The Hall of Science will contain facilities for the physics, astronomy, science education and geological sciences departments. Kingsford said the Hall of Science will also provide resources for the chemistry and biochemistry departments.

“The faculty is here for the students, so obviously to have really nice teaching laboratories makes the ability to teach much better,” Kingsford said. “Our faculty needs to be really competitive in able to get funding for research and part of what you have to write in your grant proposals are the facilities and what’s available for you – the space, what it’s like, up to all the equipment that’s available.”

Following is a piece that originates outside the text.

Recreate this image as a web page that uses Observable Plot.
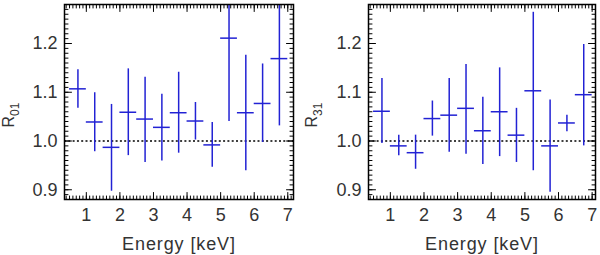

Improving the work environment was a concern when designing the new facility. Kingsford said Peterson Halls 2 and 3 currently have water leaks and no air conditioning.

“The research facilities were really outdated,” said Jeffrey Cohlberg, professor and chairman of chemistry and biochemistry.

The Hall of Science will be 76 percent larger than its recently-constructed neighbor, the Molecular and Life Sciences Center.

According to CSULB President F. King Alexander, about two thirds of all students will take at least one class in the building.

Kingsford and faculty had to tough out some inconveniences, such as moving into a temporary building, building a temporary marine lab and moving the geology department’s rocks and minerals.

“It’s a huge operation having to move a laboratory and then having to move it again in just a few years,” Cohlberg said. “It’s a major expenditure of time.”

Though some faculty have moved offices while classes were in session, some faculty have been in the same offices for 30 to 40 years, Kingsford said.